You can tether the Droid, it is just that Verizon charges you extra for the privilege and there is a cap on the amount you download which have truly usurious fees if you exceed them.

I've been using a Droid for all of about three weeks, but I can say it is hands down the best phone I've owned. It is ridiculously easy to mount the Droid as a drive on a Linux box over USB and there is at least one file manager that allows you to connect to a Samba or FTP server. For me, that has really eliminated the need to tether to a computer. Contacts and Calendars are good, however the Calendars is really aimed at either Google Calendars or MS Exchange. Since I already used Google calendars, it wasn't an issue for me. There are excellent memo and task apps as well (3banana and Astrid are my favorites).

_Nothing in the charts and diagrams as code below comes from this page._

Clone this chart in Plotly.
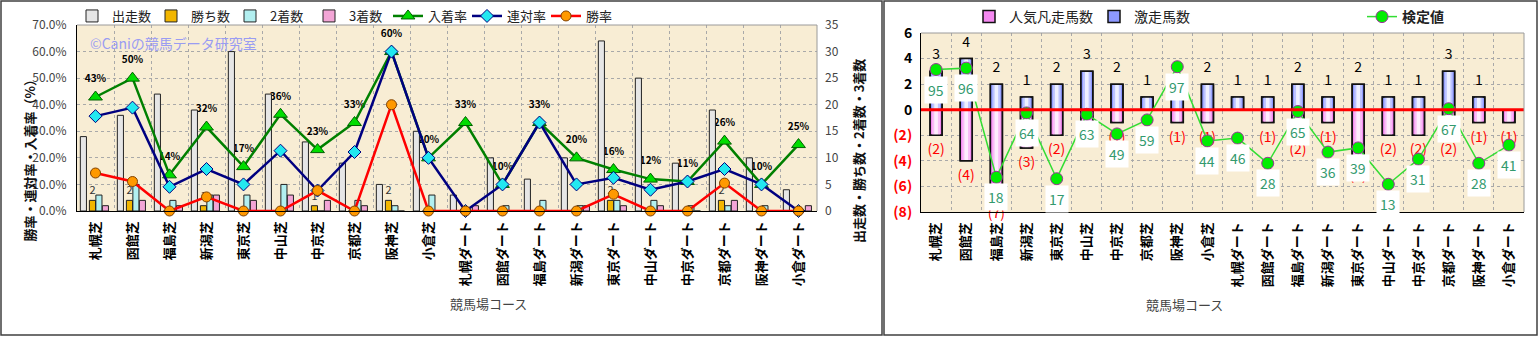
import plotly.graph_objects as go

W, H = 1539, 337
FONT = "Noto Sans CJK JP"

# ---- data -------------------------------------------------------------
courses = ["札幌芝", "函館芝", "福島芝", "新潟芝", "東京芝", "中山芝", "中京芝", "京都芝", "阪神芝", "小倉芝",
           "札幌ダート", "函館ダート", "福島ダート", "新潟ダート", "東京ダート", "中山ダート", "中京ダート",
           "京都ダート", "阪神ダート", "小倉ダート"]

starts = [14, 18, 22, 19, 30, 22, 13, 9, 5, 15, 3, 10, 6, 10, 32, 25, 9, 19, 10, 4]
wins = [2, 2, 0, 1, 0, 0, 1, 0, 2, 0, 0, 0, 0, 0, 2, 0, 0, 2, 0, 0]
seconds = [3, 5, 2, 3, 3, 5, 0, 2, 1, 3, 0, 1, 2, 1, 2, 2, 1, 1, 1, 0]
thirds = [1, 2, 1, 3, 2, 3, 2, 1, 0, 0, 1, 0, 0, 1, 1, 1, 0, 2, 0, 1]

place_rate = [42.9, 50.0, 13.6, 31.6, 16.7, 36.4, 23.1, 33.3, 60.0, 20.0,
              33.3, 10.0, 33.3, 20.0, 15.6, 12.0, 11.1, 26.3, 10.0, 25.0]
rentai_rate = [35.7, 38.9, 9.1, 15.8, 10.0, 22.7, 7.7, 22.2, 60.0, 20.0,
               0.0, 10.0, 33.3, 10.0, 12.5, 8.0, 11.1, 15.8, 10.0, 0.0]
win_rate = [14.3, 11.1, 0.0, 5.3, 0.0, 0.0, 7.7, 0.0, 40.0, 0.0,
            0.0, 0.0, 0.0, 0.0, 6.3, 0.0, 0.0, 10.5, 0.0, 0.0]

upset_horses = [3, 4, 2, 1, 2, 3, 2, 1, 1, 2, 1, 1, 2, 1, 2, 1, 1, 3, 1, 0]     # 激走馬数
flop_horses = [2, 4, 7, 3, 2, 1, 1, 0, 1, 1, 0, 1, 2, 1, 4, 2, 2, 2, 1, 1]      # 人気凡走馬数
test_value = [95, 96, 18, 64, 17, 63, 49, 59, 97, 44, 46, 28, 65, 36, 39, 13, 31, 67, 28, 41]  # 検定値

right_ticks = [-8, -6, -4, -2, 0, 2, 4, 6]


def px_x(x):
    return x / W


def px_y(y):
    return 1 - y / H


fig = go.Figure()

# ---- left panel -------------------------------------------------------
# percentage labels for 入着率 sit on the base layer, beneath bars and lines
fig.add_trace(go.Scatter(
    x=courses, y=place_rate, mode="markers+text",
    text=[f"{v:.0f}%" for v in place_rate], textposition="top center",
    marker=dict(size=18, color="rgba(0,0,0,0)"),
    textfont=dict(size=10, color="black", family=FONT, weight="bold"),
    showlegend=False, hoverinfo="skip", xaxis="x", yaxis="y"))

bar_w = 0.165
bar_specs = [
    ("出走数", starts, "#e6e6e6", -0.41),
    ("勝ち数", wins, "#f2b600", -0.165),
    ("2着数", seconds, "#b2eff0", 0.01),
    ("3着数", thirds, "#f3a5d6", 0.185),
]
for name, vals, color, off in bar_specs:
    kw = {}
    if name == "勝ち数":
        kw = dict(text=[str(v) if v else "" for v in vals], textposition="outside",
                  textfont=dict(size=11, color="#333333", family=FONT), constraintext="none",
                  cliponaxis=False)
    fig.add_trace(go.Bar(
        x=courses, y=vals, name=name, width=bar_w, offset=off,
        marker=dict(color=color, line=dict(color="#222222", width=1)),
        xaxis="x", yaxis="y2", legend="legend", **kw))

line_specs = [
    ("入着率", place_rate, "#008000", dict(symbol="triangle-up", size=12, color="#00dd00",
                                          line=dict(color="#006000", width=1))),
    ("連対率", rentai_rate, "#000080", dict(symbol="diamond", size=10, color="#22e8f0",
                                          line=dict(color="#000080", width=1))),
    ("勝率", win_rate, "#ff0000", dict(symbol="circle", size=10, color="#ff9900",
                                      line=dict(color="#804000", width=1))),
]
for name, vals, color, mk in line_specs:
    fig.add_trace(go.Scatter(
        x=courses, y=vals, name=name, mode="lines+markers",
        line=dict(color=color, width=2.5), marker=mk,
        xaxis="x", yaxis="y3", legend="legend", cliponaxis=False))

# ---- right panel ------------------------------------------------------
# each bar series is shaded: full-width fill, lighter inner strips, then an outline on top
right_series = [
    ("人気凡走馬数", [-v for v in flop_horses], ["#f589f1", "#f9bdf6", "#fdedfc"]),
    ("激走馬数", upset_horses, ["#8d98ff", "#bcc3ff", "#eef0ff"]),
]
for name, vals, shades in right_series:
    fig.add_trace(go.Bar(
        x=courses, y=vals, name=name, width=0.4, offset=-0.2,
        marker=dict(color=shades[0], line=dict(color="#111111", width=1.5)),
        xaxis="x2", yaxis="y4", legend="legend2"))
    for w, c in ((0.26, shades[1]), (0.12, shades[2])):
        fig.add_trace(go.Bar(
            x=courses, y=vals, width=w, offset=-w / 2, showlegend=False, hoverinfo="skip",
            marker=dict(color=c, line=dict(width=0)), xaxis="x2", yaxis="y4"))
    fig.add_trace(go.Bar(
        x=courses, y=vals, width=0.4, offset=-0.2, showlegend=False, hoverinfo="skip",
        marker=dict(color="rgba(0,0,0,0)", line=dict(color="#111111", width=1.5)),
        xaxis="x2", yaxis="y4"))

# count labels: above the 激走 bars, in parentheses below the 凡走 bars
fig.add_trace(go.Scatter(
    x=courses, y=upset_horses, mode="markers+text",
    text=[str(v) if v else "" for v in upset_horses], textposition="top center",
    marker=dict(size=12, color="rgba(0,0,0,0)"),
    textfont=dict(size=14, color="black", family=FONT),
    showlegend=False, hoverinfo="skip", cliponaxis=False, xaxis="x2", yaxis="y4"))
fig.add_trace(go.Scatter(
    x=courses, y=[-v for v in flop_horses], mode="markers+text",
    text=[f"({v})" if v else "" for v in flop_horses], textposition="bottom center",
    marker=dict(size=12, color="rgba(0,0,0,0)"),
    textfont=dict(size=14, color="#ff0000", family=FONT),
    showlegend=False, hoverinfo="skip", cliponaxis=False, xaxis="x2", yaxis="y4"))

fig.add_trace(go.Scatter(
    x=courses, y=test_value, name="検定値", mode="lines+markers",
    line=dict(color="#33dd33", width=1.5),
    marker=dict(symbol="circle", size=12, color="#00ee00", line=dict(color="#993399", width=1)),
    xaxis="x2", yaxis="y5", legend="legend3", cliponaxis=False))

annotations = []
for c, v in zip(courses, test_value):
    annotations.append(dict(
        x=c, y=v, xref="x2", yref="y5", text=str(v), showarrow=False, yshift=-20,
        font=dict(size=14, color="#339a6e", family=FONT), bgcolor="white", borderpad=3))

# watermark and titles
annotations += [
    dict(x=px_x(88), y=px_y(43), xref="paper", yref="paper", xanchor="left", yanchor="middle",
         text="©Caniの競馬データ研究室", showarrow=False,
         font=dict(size=14, color="#9a9cf2", family=FONT)),
    dict(x=px_x(17), y=px_y(157), xref="paper", yref="paper", textangle=-90,
         text="<b>勝率・連対率・入着率（%）</b>", showarrow=False,
         font=dict(size=13, color="#111111", family=FONT)),
    dict(x=px_x(858), y=px_y(151), xref="paper", yref="paper", textangle=-90,
         text="<b>出走数・勝ち数・2着数・3着数</b>", showarrow=False,
         font=dict(size=13, color="#111111", family=FONT)),
    dict(x=px_x(448), y=px_y(315), xref="paper", yref="paper",
         text="競馬場コース", showarrow=False, font=dict(size=13, color="#444444", family=FONT)),
    dict(x=px_x(1225), y=px_y(316), xref="paper", yref="paper",
         text="競馬場コース", showarrow=False, font=dict(size=13, color="#444444", family=FONT)),
]

shapes = [
    # zero reference line of the right panel
    dict(type="line", xref="x2 domain", yref="y4", x0=0, x1=1, y0=0, y1=0,
         line=dict(color="#ff0000", width=3), layer="above"),
    # light top/right edges of both plot areas
    dict(type="line", xref="x domain", yref="y domain", x0=0, x1=1, y0=1, y1=1,
         line=dict(color="#9a9a9a", width=1)),
    dict(type="line", xref="x domain", yref="y domain", x0=1, x1=1, y0=0, y1=1,
         line=dict(color="#9a9a9a", width=1)),
    dict(type="line", xref="x2 domain", yref="y4 domain", x0=0, x1=1, y0=1, y1=1,
         line=dict(color="#9a9a9a", width=1)),
    dict(type="line", xref="x2 domain", yref="y4 domain", x0=1, x1=1, y0=0, y1=1,
         line=dict(color="#9a9a9a", width=1)),
    # chart frames
    dict(type="rect", xref="paper", yref="paper", x0=px_x(1), x1=px_x(882), y0=px_y(335), y1=px_y(1),
         line=dict(color="#404040", width=1.5)),
    dict(type="rect", xref="paper", yref="paper", x0=px_x(884), x1=px_x(1537), y0=px_y(335), y1=px_y(1),
         line=dict(color="#404040", width=1.5)),
]

grid = dict(showgrid=True, gridcolor="#a9a9a9", griddash="dot", gridwidth=1)
xcat = dict(type="category", tickson="boundaries", tickangle=-90, ticks="", ticklabelstandoff=4,
            tickfont=dict(size=13, color="black", family=FONT, weight="bold"),
            showline=True, linecolor="black", linewidth=1, range=[-0.5, 19.5], **grid)

fig.update_layout(
    width=W, height=H, margin=dict(l=0, r=0, t=0, b=0, autoexpand=False),
    paper_bgcolor="white", plot_bgcolor="#f8edd4",
    font=dict(family=FONT),
    showlegend=True,
    xaxis=dict(domain=[px_x(77), px_x(817)], anchor="y", **xcat),
    yaxis=dict(domain=[px_y(211), px_y(25)], range=[0, 70], dtick=10, tickformat=".1f", ticksuffix="%",
               tickfont=dict(size=12, color="#444444", family=FONT), zeroline=False,
               showline=True, linecolor="black", ticks="", ticklabelstandoff=7, **grid),
    yaxis2=dict(overlaying="y", anchor="x", side="right", range=[0, 35], dtick=5, showgrid=False,
                zeroline=False, tickfont=dict(size=12, color="#444444", family=FONT), ticks="",
                ticklabelstandoff=7),
    yaxis3=dict(overlaying="y", anchor="x", range=[0, 70], visible=False),
    xaxis2=dict(domain=[px_x(921), px_x(1524)], anchor="y4", **xcat),
    yaxis4=dict(domain=[px_y(212), px_y(33)], anchor="x2", range=[-8, 6],
                tickvals=right_ticks,
                ticktext=[f'<span style="color:#ff0000">({-t})</span>' if t < 0 else str(t)
                          for t in right_ticks],
                tickfont=dict(size=14, color="black", family=FONT, weight="bold"), zeroline=False,
                showline=True, linecolor="black", ticks="", ticklabelstandoff=5, **grid),
    yaxis5=dict(overlaying="y4", anchor="x2", range=[-6.8, 121.1], visible=False),
    legend=dict(orientation="h", x=px_x(72), y=px_y(16), xanchor="left", yanchor="middle",
                font=dict(size=13, color="#222222", family=FONT), bgcolor="rgba(0,0,0,0)",
                entrywidth=34, entrywidthmode="pixels", traceorder="normal"),
    legend2=dict(orientation="h", x=px_x(969), y=px_y(17), xanchor="left", yanchor="middle",
                 font=dict(size=14, color="#222222", family=FONT), bgcolor="rgba(0,0,0,0)",
                 entrywidth=80, entrywidthmode="pixels", traceorder="normal"),
    legend3=dict(orientation="h", x=px_x(1362), y=px_y(17), xanchor="left", yanchor="middle",
                 font=dict(size=14, color="#222222", family=FONT, weight="bold"),
                 bgcolor="rgba(0,0,0,0)"),
    annotations=annotations,
    shapes=shapes,
)

fig.write_html("out.html")
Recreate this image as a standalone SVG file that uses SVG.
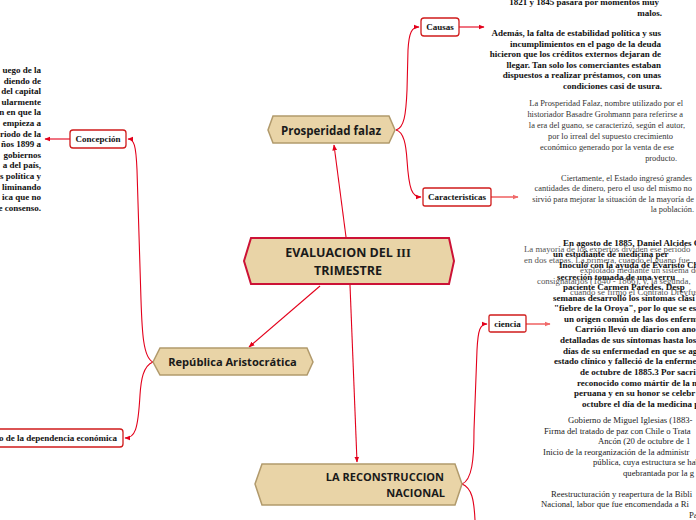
<svg xmlns="http://www.w3.org/2000/svg" width="696" height="520" viewBox="0 0 696 520">
<defs>
<marker id="ahr" viewBox="0 0 10 10" refX="9" refY="5" markerWidth="6" markerHeight="6" orient="auto" markerUnits="userSpaceOnUse">
<path d="M0,1 L10,5 L0,9 z" fill="#e3001b"/>
</marker>
<marker id="ahp" viewBox="0 0 10 10" refX="9" refY="5" markerWidth="6" markerHeight="6" orient="auto" markerUnits="userSpaceOnUse">
<path d="M0,1 L10,5 L0,9 z" fill="#f06a6a"/>
</marker>
</defs>
<style>
.hex{fill:#e9d4a7;stroke:#b19a6c;stroke-width:1.5}
.main{fill:#e9d4a7;stroke:#cc1236;stroke-width:2}
.ht{font-family:"Open Sans","Noto Sans",sans-serif;font-weight:bold;fill:#1a1a1a}
.box{fill:#fff;stroke:#d01b1b;stroke-width:1.3}
.bt{font-family:"Liberation Serif",serif;font-weight:bold;font-size:9px;fill:#111;text-anchor:middle}
.con{fill:none;stroke:#e3001b;stroke-width:1.1}
.pk{fill:none;stroke:#f06a6a;stroke-width:1.6}
.bold{font-family:"Liberation Serif",serif;font-weight:bold;font-size:9px;fill:#111}
.reg{font-family:"Liberation Serif",serif;font-size:8.4px;fill:#333}
.low{font-family:"Liberation Serif",serif;font-size:8.7px;fill:#222}
.grey{font-family:"Liberation Serif",serif;font-size:8.8px;fill:#555}
.end{text-anchor:end}
</style>

<g id="connectors">
<path class="con" d="M346,237 L334,145" marker-end="url(#ahr)"/>
<path class="con" d="M320,286 L249,347" marker-end="url(#ahr)"/>
<path class="con" d="M350,285 L357,462" marker-end="url(#ahr)"/>
<path class="con" d="M396,130 C404,128 406,115 407,90 L408,50 C409,32 412,27 419,27" marker-end="url(#ahr)"/>
<path class="con" d="M396,130 C404,132 406,145 407,160 C409,190 412,197 421,197" marker-end="url(#ahr)"/>
<path class="con" d="M153,362 C143,358 142,330 141,300 L137,170 C136,145 134,139 128,139" marker-end="url(#ahr)"/>
<path class="con" d="M153,362 C143,366 141,380 140,395 C138,430 135,438 125,438" marker-end="url(#ahr)"/>
<path class="con" d="M462,484 C472,480 474,460 474,430 L477,350 C478,330 480,324 487,324" marker-end="url(#ahr)"/>
<path class="con" d="M462,484 C472,488 474,500 475,520"/>
<path class="con" d="M459,27 L484,27" marker-end="url(#ahr)"/>
<path class="pk" d="M491,197 L518,197" marker-end="url(#ahp)"/>
<path class="con" d="M70,139 L45,139" marker-end="url(#ahr)"/>
<path class="pk" d="M526,324 L550,324" marker-end="url(#ahp)"/>
</g>

<g id="n-central">
<polygon class="main" points="244,261 251,238 449,238 454,261 449,284 251,284"/>
<text class="ht" x="348" y="257" font-size="12.5" text-anchor="middle">EVALUACION DEL <tspan font-family="Liberation Serif,serif">III</tspan></text>
<text class="ht" x="348" y="275" font-size="12.5" text-anchor="middle">TRIMESTRE</text>
</g>

<g id="n-prosperidad">
<polygon class="hex" points="268,130 273,116 389,116 395,130 389,143 273,143"/>
<text class="ht" x="331" y="135" font-size="11.5" text-anchor="middle">Prosperidad falaz</text>
</g>

<g id="n-republica">
<polygon class="hex" points="153,362 160,348 307,348 313,362 307,375 160,375"/>
<text class="ht" x="232.5" y="366" font-size="11.1" text-anchor="middle">República Aristocrática</text>
</g>

<g id="n-reconstruccion">
<polygon class="hex" points="255,484 262,464 455,464 462,484 455,505 262,505"/>
<text class="ht" x="444" y="481" font-size="11" text-anchor="end">LA RECONSTRUCCION</text>
<text class="ht" x="445" y="497" font-size="11" text-anchor="end">NACIONAL</text>
</g>

<g id="n-causas">
<rect class="box" x="421" y="18" width="38" height="18" rx="3" stroke="#e85a5a"/>
<text class="bt" x="440" y="30">Causas</text>
</g>

<g id="n-caracteristicas">
<rect class="box" x="423" y="188" width="68" height="18" rx="2" stroke="#e8101e"/>
<text class="bt" x="457" y="200">Caracteristicas</text>
</g>

<g id="n-concepcion">
<rect class="box" x="70" y="130" width="56" height="18" rx="3" stroke="#d83a3a"/>
<text class="bt" x="98" y="142">Concepción</text>
</g>

<g id="n-ciencia">
<rect class="box" x="489" y="315" width="37" height="17" rx="1.5" stroke="#c8001a"/>
<text class="bt" x="507.5" y="327">ciencia</text>
</g>

<g id="n-dependencia">
<rect class="box" x="-6" y="429" width="129" height="18" rx="3" stroke="#c8001a"/>
<text class="bt" x="117" y="441" style="text-anchor:end">o de la dependencia económica</text>
</g>

<g id="t-causas" class="bold end">
<text x="659" y="5">1821 y 1845 pasara por momentos muy</text>
<text x="662" y="15.5">malos.</text>
<text x="661" y="36">Además, la falta de estabilidad política y sus</text>
<text x="661" y="46.5">incumplimientos en el pago de la deuda</text>
<text x="661" y="57">hicieron que los créditos externos dejaran de</text>
<text x="661" y="67.5">llegar. Tan solo los comerciantes estaban</text>
<text x="661" y="78">dispuestos a realizar préstamos, con unas</text>
<text x="662" y="88.5">condiciones casi de usura.</text>
</g>

<g id="t-prosperidad" class="reg end">
<text x="683" y="105.5">La Prosperidad Falaz, nombre utilizado por el</text>
<text x="683" y="116.5">historiador Basadre Grohmann para referirse a</text>
<text x="685" y="127.5">la era del guano, se caracterizó, según el autor,</text>
<text x="673" y="138.5">por lo irreal del supuesto crecimiento</text>
<text x="674" y="149.5">económico generado por la venta de ese</text>
<text x="677" y="160.5">producto.</text>
<text x="692" y="180.5">Ciertamente, el Estado ingresó grandes</text>
<text x="692" y="191">cantidades de dinero, pero el uso del mismo no</text>
<text x="694" y="201.5">sirvió para mejorar la situación de la mayoría de</text>
<text x="694" y="212">la población.</text>
</g>

<g id="t-concepcion" class="bold end">
<text x="41" y="73">uego de la</text>
<text x="41" y="83.6">diendo de</text>
<text x="41" y="94.2">del capital</text>
<text x="41" y="104.8">ularmente</text>
<text x="41" y="115.4">n en que la</text>
<text x="41" y="126">empieza a</text>
<text x="41" y="136.6">riodo de la</text>
<text x="41" y="147.2">ños 1899 a</text>
<text x="41" y="157.8">gobiernos</text>
<text x="41" y="168.4">a del país,</text>
<text x="41" y="179">s política y</text>
<text x="41" y="189.6">liminando</text>
<text x="41" y="200.2">ica que no</text>
<text x="41" y="210.8">e consenso.</text>
</g>

<g id="t-guano" class="grey">
<text x="524" y="252">La mayoría de los expertos dividen ese período</text>
<text x="524" y="262.5">en dos etapas. La primera, cuando el guano fue</text>
<text x="580" y="273">explotado mediante un sistema de</text>
<text x="537" y="284">consignatarios (1840 - 1866), y, la segunda,</text>
<text x="570" y="294.5">cuando se firmó el Contrato Dreyfus.</text>
</g>

<g id="t-ciencia" class="bold">
<text x="563" y="246">En agosto de 1885, Daniel Alcides C</text>
<text x="553" y="257">un estudiante de medicina per</text>
<text x="559" y="268">Inoculó con la ayuda de Evaristo Ch</text>
<text x="557" y="280">secreción tomada de una verru</text>
<text x="563" y="290">paciente Carmen Paredes. Desp</text>
<text x="553" y="301">semanas desarrolló los síntomas clási</text>
<text x="554" y="311">"fiebre de la Oroya", por lo que se es</text>
<text x="564" y="322">un origen común de las dos enferm</text>
<text x="575" y="332">Carrión llevó un diario con ano</text>
<text x="560" y="343">detalladas de sus síntomas hasta los</text>
<text x="563" y="354">días de su enfermedad en que se ag</text>
<text x="554" y="364">estado clínico y falleció de la enferme</text>
<text x="580" y="375">de octubre de 1885.3 Por sacri</text>
<text x="577" y="386">reconocido como mártir de la m</text>
<text x="574" y="396">peruana y en su honor se celebr</text>
<text x="582" y="407">octubre el día de la medicina p</text>
</g>

<g id="t-reconstruccion" class="low">
<text x="568" y="423">Gobierno de Miguel Iglesias (1883-</text>
<text x="544" y="433.5">Firma del tratado de paz con Chile o Trata</text>
<text x="598" y="444">Ancón (20 de octubre de 1</text>
<text x="543" y="454.5">Inicio de la reorganización de la administr</text>
<text x="593" y="465">pública, cuya estructura se había</text>
<text x="623" y="475.5">quebrantada por la g</text>
<text x="551" y="496.5">Reestructuración y reapertura de la Bibli</text>
<text x="541" y="507">Nacional, labor que fue encomendada a Ri</text>
<text x="689" y="517.5">Pa</text>
</g>
</svg>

poblano 02-05-2010 01:19 PM

Thanks for the reply. That's a good point about tethering with the Droid. I might just opt to get a USB modem instead of tying up the phone using it as a modem. I've used the USB760 with an eeepc 1005HA running CrunchBang, and it worked out of the box.

poblano 02-06-2010 03:24 PM

I'll add this variable to the list - the Google Nexus One. So far, even though it's ostensibly "unlocked", it really only supports T-Mobile at 3G speeds, and T-Mobile coverage in my part of the world is spotty at best. I'm pondering the idea of keeping it on AT&T and settling for 2G/EDGE speeds, but I have until the end of the month to decide...

mostlyharmless 02-06-2010 04:40 PM

Had been using a Palm (several iterations) since, well forever, but I'd never buy another one of their products, no matter what the promise.

Why? Well it seems that every update to the software has made it less stable and/or incompatible with previous versions and software. They've never been Linux or open source friendly and have rebranded themselves, how many times? Why reward these clowns with more business? Just my (annoyed) two cents, ignore the rant if you've heard it all before...

Hangdog42 02-07-2010 07:35 AM

Quote:

I'll add this variable to the list - the Google Nexus One. So far, even though it's ostensibly "unlocked"
I think you're pretty much looking at hardware differences/preferences between the Nexus One and the Droid. From what I've seen on various Android forums, the Droid is ridiculously easy to root. I haven't done it yet, but for all practical purposes the Droid is unlocked. I think that the Nexus is running a slightly newer version of Android at the moment(2.1 vs 2.0.1), but an update for the Droid is apparently imminent.

Of course there is the network issue. One of the main reasons I'm with Verizon is that they are the only carrier with a decent signal at my house.

MS3FGX 02-07-2010 02:55 PM

The Nexus has also been rooted. Infact, it was rooted before it was officially released to the public. But that isn't what he means by locked.

Locked or unlocked, when referring to cell phones, determines which carriers the phone can be used on. The Nexus is unlocked, meaning it can be used on any GSM carrier, compared to something like the iPhone which could work on any GSM carrier, but is limited by Apple to only work on AT&T (unless modified).

The Droid is a CDMA phone, which means that even if Motorola allowed it to work on other carriers, you would still be limited to CDMA networks, of which Verizon is basically the only one worth using.

woodmaster 05-06-2010 05:03 AM

I have a palm pre and am very happy with it. The touch interface is bettter than the droid. All other smarthpones except the iphone, the interface felt unusable on the touch. It mounts no problem on my linux box too. Just my $.02

custangro 05-06-2010 04:58 PM

I have an HTC Incredible and I am happier than pig in crap :D

-C

bendib 05-07-2010 12:08 AM

Any Android phone is better in my opinion. There are plenty of different phones that run Android, so it's really a matter of what hardware you like.